Task directions:
Please return exactly the run of lines that begins with the line containing "Reproduce this diagram with TikZ." and ends with the line containing "(0,246) rectangle (8,367);", pictures excluded.

Data for the task:
=-=-=-=-=
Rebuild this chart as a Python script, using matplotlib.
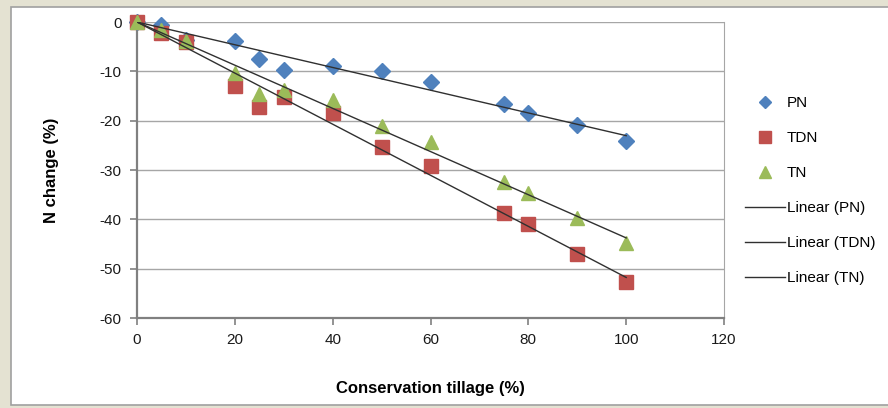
=-=-=-=-=
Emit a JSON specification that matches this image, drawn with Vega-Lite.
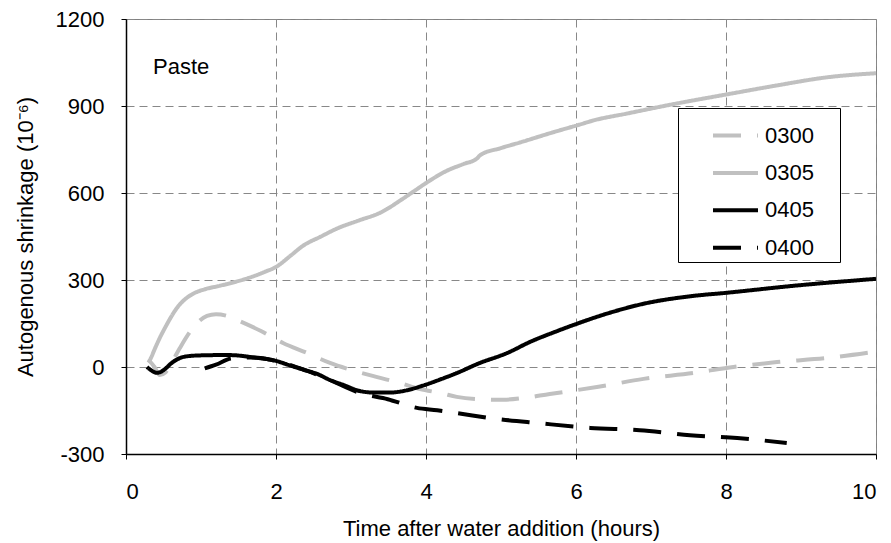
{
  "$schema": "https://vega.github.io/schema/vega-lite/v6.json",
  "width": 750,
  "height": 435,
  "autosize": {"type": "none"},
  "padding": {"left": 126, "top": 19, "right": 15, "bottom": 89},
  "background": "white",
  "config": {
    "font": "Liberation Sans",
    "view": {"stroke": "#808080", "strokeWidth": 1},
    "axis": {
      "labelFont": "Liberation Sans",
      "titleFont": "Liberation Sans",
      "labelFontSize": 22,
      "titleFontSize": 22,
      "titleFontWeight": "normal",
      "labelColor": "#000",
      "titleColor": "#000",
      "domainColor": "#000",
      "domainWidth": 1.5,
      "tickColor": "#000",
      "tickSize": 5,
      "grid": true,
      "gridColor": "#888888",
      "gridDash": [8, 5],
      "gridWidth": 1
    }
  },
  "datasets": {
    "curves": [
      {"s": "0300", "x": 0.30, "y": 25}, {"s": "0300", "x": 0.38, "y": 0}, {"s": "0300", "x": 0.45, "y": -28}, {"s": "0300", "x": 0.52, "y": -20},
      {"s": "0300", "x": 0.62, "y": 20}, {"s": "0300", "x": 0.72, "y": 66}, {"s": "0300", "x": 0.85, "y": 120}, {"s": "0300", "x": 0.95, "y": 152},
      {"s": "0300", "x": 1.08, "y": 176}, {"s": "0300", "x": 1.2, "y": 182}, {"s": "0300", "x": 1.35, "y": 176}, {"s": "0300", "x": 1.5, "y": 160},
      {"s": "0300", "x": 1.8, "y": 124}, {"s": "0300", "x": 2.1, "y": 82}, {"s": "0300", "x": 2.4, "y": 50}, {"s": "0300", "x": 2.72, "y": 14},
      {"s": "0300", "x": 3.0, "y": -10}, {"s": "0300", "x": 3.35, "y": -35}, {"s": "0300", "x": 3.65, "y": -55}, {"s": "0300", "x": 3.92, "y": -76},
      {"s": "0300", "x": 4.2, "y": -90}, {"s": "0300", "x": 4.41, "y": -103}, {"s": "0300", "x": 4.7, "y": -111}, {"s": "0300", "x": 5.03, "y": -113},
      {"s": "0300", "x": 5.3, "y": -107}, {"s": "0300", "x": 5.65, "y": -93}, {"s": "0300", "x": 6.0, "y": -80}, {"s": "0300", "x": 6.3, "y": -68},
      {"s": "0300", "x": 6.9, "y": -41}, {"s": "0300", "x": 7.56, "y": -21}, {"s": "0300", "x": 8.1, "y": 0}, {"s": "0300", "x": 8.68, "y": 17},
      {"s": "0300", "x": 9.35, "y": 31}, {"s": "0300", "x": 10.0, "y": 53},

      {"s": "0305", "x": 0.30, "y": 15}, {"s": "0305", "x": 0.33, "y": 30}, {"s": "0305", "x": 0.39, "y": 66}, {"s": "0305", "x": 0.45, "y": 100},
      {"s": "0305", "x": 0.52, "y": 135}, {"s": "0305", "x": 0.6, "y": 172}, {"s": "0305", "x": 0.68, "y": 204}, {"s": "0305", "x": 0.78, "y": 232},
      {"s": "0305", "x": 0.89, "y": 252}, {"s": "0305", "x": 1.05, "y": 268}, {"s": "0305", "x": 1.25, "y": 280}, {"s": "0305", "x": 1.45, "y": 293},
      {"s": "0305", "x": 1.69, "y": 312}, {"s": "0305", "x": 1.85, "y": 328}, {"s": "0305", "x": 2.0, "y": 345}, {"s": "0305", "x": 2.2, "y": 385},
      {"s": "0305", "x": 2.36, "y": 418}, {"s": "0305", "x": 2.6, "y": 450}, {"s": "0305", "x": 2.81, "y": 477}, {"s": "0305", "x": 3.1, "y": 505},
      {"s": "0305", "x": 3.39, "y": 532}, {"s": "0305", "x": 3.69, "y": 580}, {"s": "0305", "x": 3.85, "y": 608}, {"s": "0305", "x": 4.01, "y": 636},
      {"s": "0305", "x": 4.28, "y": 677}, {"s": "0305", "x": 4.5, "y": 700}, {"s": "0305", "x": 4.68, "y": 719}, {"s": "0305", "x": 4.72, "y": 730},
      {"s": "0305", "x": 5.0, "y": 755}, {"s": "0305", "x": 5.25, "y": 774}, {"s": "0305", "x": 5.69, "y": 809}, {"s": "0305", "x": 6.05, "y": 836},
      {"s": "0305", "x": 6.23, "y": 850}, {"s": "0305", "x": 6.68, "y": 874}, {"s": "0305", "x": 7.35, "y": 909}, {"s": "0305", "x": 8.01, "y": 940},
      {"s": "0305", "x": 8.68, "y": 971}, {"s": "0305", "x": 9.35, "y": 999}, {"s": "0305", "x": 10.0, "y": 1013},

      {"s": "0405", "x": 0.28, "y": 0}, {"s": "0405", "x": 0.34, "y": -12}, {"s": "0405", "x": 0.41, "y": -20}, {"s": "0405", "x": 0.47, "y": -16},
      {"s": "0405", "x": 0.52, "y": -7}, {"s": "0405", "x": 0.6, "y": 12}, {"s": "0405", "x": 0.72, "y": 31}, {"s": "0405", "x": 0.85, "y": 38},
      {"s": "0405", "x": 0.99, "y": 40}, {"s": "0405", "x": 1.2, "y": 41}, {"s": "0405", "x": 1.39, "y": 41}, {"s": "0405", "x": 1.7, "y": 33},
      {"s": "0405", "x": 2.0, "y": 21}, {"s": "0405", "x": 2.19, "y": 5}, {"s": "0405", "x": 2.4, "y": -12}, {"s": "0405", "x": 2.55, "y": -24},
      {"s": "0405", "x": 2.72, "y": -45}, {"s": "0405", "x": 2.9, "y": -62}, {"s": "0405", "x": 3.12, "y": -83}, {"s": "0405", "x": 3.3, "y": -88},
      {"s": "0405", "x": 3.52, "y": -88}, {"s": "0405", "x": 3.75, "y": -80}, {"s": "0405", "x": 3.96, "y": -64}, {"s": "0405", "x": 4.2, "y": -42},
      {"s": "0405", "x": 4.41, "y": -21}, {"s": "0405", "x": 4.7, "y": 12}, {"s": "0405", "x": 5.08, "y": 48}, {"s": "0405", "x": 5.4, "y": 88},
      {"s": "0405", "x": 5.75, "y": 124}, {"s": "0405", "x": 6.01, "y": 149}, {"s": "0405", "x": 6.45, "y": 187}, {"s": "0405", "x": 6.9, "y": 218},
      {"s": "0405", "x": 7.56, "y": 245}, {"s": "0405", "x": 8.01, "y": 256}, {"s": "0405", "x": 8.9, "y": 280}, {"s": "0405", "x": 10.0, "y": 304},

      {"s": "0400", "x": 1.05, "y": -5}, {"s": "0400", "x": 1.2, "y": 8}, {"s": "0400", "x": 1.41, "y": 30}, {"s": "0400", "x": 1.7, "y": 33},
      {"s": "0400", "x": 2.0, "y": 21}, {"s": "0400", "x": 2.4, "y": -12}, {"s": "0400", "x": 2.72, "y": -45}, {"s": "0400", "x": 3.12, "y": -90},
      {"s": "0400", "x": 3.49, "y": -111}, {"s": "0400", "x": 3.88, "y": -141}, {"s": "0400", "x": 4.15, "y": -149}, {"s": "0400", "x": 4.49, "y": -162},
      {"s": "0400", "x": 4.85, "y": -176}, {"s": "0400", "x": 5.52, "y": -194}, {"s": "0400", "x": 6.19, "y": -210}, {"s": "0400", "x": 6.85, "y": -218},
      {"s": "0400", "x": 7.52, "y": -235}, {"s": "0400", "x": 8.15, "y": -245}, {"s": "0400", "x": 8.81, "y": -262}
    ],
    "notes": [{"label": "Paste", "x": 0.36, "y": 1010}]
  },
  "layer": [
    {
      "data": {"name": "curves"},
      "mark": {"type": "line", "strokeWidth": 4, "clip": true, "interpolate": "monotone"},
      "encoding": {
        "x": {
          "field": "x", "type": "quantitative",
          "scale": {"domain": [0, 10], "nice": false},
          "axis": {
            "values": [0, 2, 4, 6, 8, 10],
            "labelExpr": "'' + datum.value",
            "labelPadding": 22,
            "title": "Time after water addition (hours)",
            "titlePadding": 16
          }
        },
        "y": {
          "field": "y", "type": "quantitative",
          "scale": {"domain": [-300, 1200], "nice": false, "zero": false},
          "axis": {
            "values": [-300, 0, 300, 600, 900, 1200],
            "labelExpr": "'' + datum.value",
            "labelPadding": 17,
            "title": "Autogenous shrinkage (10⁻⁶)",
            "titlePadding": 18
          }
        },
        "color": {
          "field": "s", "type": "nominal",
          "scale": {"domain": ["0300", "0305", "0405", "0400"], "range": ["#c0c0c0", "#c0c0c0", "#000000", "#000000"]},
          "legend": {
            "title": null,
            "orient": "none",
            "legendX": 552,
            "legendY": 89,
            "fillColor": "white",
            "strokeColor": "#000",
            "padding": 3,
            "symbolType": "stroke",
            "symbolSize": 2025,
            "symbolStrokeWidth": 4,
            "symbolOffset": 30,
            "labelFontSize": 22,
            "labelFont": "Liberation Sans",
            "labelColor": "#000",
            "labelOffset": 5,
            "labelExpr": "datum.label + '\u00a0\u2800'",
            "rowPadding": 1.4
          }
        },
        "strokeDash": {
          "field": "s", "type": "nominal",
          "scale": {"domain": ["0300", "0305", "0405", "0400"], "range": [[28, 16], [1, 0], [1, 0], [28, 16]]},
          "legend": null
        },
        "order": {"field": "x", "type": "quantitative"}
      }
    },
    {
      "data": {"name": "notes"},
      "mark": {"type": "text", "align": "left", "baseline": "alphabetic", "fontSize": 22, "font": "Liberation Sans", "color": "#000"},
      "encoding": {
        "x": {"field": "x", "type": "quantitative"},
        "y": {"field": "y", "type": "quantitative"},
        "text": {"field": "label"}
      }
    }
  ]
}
=-=-=-=-=
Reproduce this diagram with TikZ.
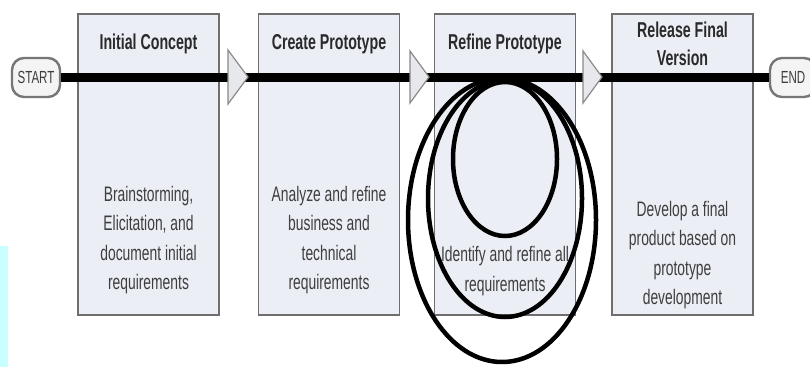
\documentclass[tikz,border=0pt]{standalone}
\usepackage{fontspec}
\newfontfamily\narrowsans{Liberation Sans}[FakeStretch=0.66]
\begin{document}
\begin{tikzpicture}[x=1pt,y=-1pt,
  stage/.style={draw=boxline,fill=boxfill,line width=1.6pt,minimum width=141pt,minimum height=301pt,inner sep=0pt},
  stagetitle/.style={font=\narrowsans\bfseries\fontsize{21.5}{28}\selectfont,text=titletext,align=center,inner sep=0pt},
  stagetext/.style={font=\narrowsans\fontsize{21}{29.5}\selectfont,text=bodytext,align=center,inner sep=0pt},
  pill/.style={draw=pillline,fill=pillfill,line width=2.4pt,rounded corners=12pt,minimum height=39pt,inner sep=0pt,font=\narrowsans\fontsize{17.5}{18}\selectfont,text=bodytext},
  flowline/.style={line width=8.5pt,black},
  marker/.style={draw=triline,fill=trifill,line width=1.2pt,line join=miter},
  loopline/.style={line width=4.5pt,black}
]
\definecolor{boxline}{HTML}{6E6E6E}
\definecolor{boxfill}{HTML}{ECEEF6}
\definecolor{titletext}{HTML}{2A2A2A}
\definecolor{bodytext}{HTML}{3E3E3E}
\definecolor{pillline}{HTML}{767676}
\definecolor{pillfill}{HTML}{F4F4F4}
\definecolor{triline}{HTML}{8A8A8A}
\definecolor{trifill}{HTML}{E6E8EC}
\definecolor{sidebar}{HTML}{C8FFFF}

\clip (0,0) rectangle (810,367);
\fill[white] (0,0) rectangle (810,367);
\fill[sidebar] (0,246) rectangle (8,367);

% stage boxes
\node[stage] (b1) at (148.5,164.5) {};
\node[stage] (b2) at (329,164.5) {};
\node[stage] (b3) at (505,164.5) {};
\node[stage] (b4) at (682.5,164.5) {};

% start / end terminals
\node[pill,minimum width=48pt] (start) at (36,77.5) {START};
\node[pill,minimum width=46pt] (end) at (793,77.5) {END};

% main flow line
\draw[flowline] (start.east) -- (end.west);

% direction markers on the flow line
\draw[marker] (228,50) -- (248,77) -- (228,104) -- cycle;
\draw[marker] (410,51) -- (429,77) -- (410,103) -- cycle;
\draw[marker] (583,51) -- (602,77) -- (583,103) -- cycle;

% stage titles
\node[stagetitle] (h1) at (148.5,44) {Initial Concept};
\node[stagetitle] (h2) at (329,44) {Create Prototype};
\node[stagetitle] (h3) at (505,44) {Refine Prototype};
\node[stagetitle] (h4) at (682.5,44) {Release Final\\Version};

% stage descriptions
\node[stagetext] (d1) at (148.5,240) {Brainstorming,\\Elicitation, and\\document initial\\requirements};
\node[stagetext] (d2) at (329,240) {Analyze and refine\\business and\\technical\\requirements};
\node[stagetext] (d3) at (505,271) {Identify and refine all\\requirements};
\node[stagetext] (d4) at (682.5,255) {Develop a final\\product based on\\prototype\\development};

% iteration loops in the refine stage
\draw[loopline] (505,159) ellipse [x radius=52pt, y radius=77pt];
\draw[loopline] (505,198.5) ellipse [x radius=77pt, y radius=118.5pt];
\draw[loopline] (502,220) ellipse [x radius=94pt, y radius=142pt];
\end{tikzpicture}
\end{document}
=-=-=-=-=
Exercise solution:
Reproduce this diagram with TikZ.
\documentclass[tikz,border=0pt]{standalone}
\usepackage{fontspec}
\newfontfamily\narrowsans{Liberation Sans}[FakeStretch=0.66]
\begin{document}
\begin{tikzpicture}[x=1pt,y=-1pt,
  stage/.style={draw=boxline,fill=boxfill,line width=1.6pt,minimum width=141pt,minimum height=301pt,inner sep=0pt},
  stagetitle/.style={font=\narrowsans\bfseries\fontsize{21.5}{28}\selectfont,text=titletext,align=center,inner sep=0pt},
  stagetext/.style={font=\narrowsans\fontsize{21}{29.5}\selectfont,text=bodytext,align=center,inner sep=0pt},
  pill/.style={draw=pillline,fill=pillfill,line width=2.4pt,rounded corners=12pt,minimum height=39pt,inner sep=0pt,font=\narrowsans\fontsize{17.5}{18}\selectfont,text=bodytext},
  flowline/.style={line width=8.5pt,black},
  marker/.style={draw=triline,fill=trifill,line width=1.2pt,line join=miter},
  loopline/.style={line width=4.5pt,black}
]
\definecolor{boxline}{HTML}{6E6E6E}
\definecolor{boxfill}{HTML}{ECEEF6}
\definecolor{titletext}{HTML}{2A2A2A}
\definecolor{bodytext}{HTML}{3E3E3E}
\definecolor{pillline}{HTML}{767676}
\definecolor{pillfill}{HTML}{F4F4F4}
\definecolor{triline}{HTML}{8A8A8A}
\definecolor{trifill}{HTML}{E6E8EC}
\definecolor{sidebar}{HTML}{C8FFFF}

\clip (0,0) rectangle (810,367);
\fill[white] (0,0) rectangle (810,367);
\fill[sidebar] (0,246) rectangle (8,367);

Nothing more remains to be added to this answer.